Robin Geiss (Director, UNIDIR)

Thank you, and I’m afraid we’ve run out of time for this morning session. But please, all of you rest assured that we want to hear from all of you. And as such, the signature panel will reconvene at 3pm in this room to continue hearing interventions from the floor. As things currently stand we have still 34 delegations that would like to take the floor. So if everyone sticks to five minutes or under five minutes, we will get through in just 170 minutes, and that means in the afternoon session, so please be conscious of the time. It would be difficult in in any case, time is up to try and summarize in just a few minutes the wealth of knowledge and experience that was shared in the last two hours. But as we embark on this journey together, it’s important to recognize that cyber capacity building is not a one off effort, but rather a continuous process that requires sustained collaboration across borders, across sectors and disciplines.
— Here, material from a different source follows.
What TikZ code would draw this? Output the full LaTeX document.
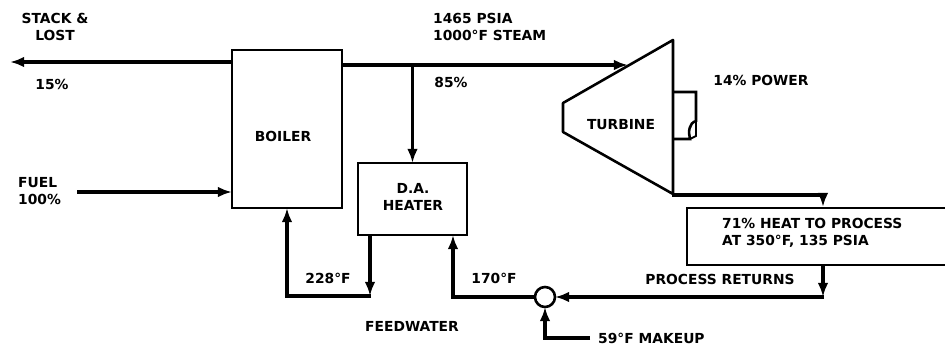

The sharing of knowledge, of resources and best practices that we’ve begun here this morning must continue, and not just throughout this important event but also far into the future. Now before formally closing this session during the session, I have a couple of important announcements to make. Once again, the lunchtime matchmaking session will begin at 1.30 in this room, and it will be presided over by the chief executive of the cybersecurity agency of Singapore Mr. David Koh. After that from three to 5pm. And in parallel to the continuation of the signature panel in this room, the breakout groups one and two will run simultaneously in conference room C and conference room D. Before we all reconvene in plenary here in conference room two at 5pm. And with that all that is left for me to do is to thank you all for your expert and very enthusiastic participation and to wish you all the successful continuation of the day. Thank you all very much. The meeting is adjourned.

Rapporteur

Distinguished delegates, dear colleagues, there will be the lunchtime matchmaking session continuing in this room. So member state nameplates will be reset but you are welcome to retain your seats and the stakeholders are kindly requested to coordinate with my colleague Virginia Browning to be seated in order. While we just make this transition thank you for dealing with us thanks.